According to Trade Data Monitor, urea imports in January-February 2021 dropped 20 percent from the same period in 2020, to 517,000 mt from 736,000 mt. February imports this year were down nearly a half, to 270,000 mt from 508,000 mt in February 2020.

Brazil:

Traders around the world noted softness in the Brazil landed price. Brazilian sources pegged the market at $370-$390/mt CFR, while international traders took a narrower view and called the market $380-$385/mt CFR in Paranagua.

Sources in Brazil said buyers at the ports and inland are taking a wait and see approach to their buying. Farmers are keeping an eye on weather patterns to see if the rains will cooperate with their planting schedule. Likewise, traders from the ports to the local distribution centers are noting the limited tonnage taken by RCF/India in their latest tender, as well as lower prices in China and reports of softer prices from the Arab Gulf.

The Arab Gulf price is seen as a benchmark for local buyers. Last year, Qatar was the largest provider of urea to Brazil at 1.8 million mt. However, Algeria and Russia were also major suppliers with 1.5 million mt and 1.3 million mt, respectively. Other major non-Arab Gulf suppliers included Iran at 505,000 mt and Nigeria at 431,000 mt. This year, sources are expecting more tons to come from Nigeria once the new Dangote plant comes fully online.

Rondonopolis showed a tightening of the market at the upper end of the range, to $475-$540/mt FOB ex-warehouse. Sorriso remained steady at $480-$530/mt FOB. The barter rate at Rondonopolis for 1 mt of urea remains at 71 bags of corn.

Brazil Urea Prices
Terminal/City US$/mt FOB ex-warehouse
Week ending 4/02 Week Ending 04/09
Rondonopolis 475-555 475-540
Sorriso 480-530 480-533

Imports of urea for March 2021 were up 22 percent, to 707,000 mt from 579,000 mt in March 2020, according to Trade Data Monitor.
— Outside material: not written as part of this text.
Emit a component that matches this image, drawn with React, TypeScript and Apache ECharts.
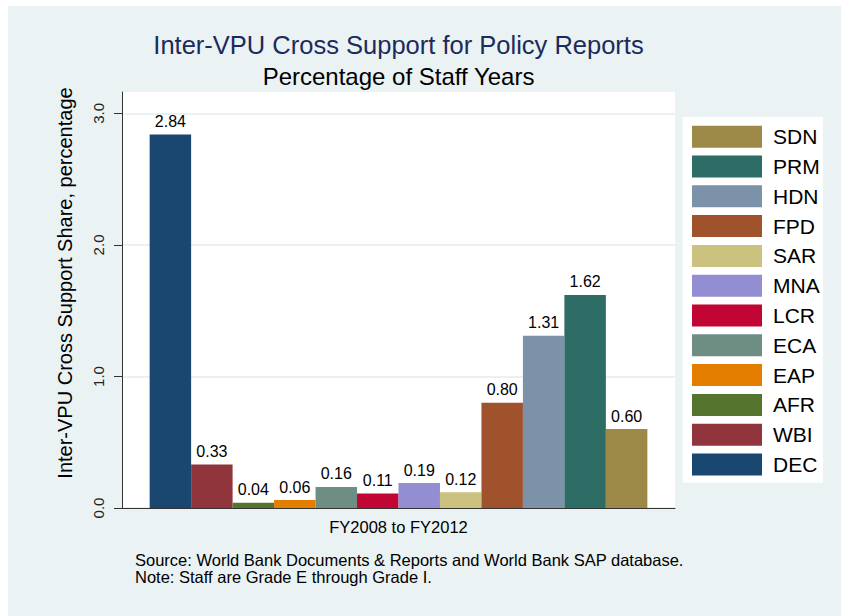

Qatar was the single largest supplier at 189,000 mt, but the biggest year-over-year increase came from Russia, which supplied 175,000 mt in March 2021, compared with 44,000 mt in March 2020.

First-quarter imports were up 23 percent to 1.97 million mt, compared to the same period in 2020 at 1.6 million mt. Qatar and Russia were the top two suppliers in 2021 at 582,000 mt and 528,000 mt, respectively.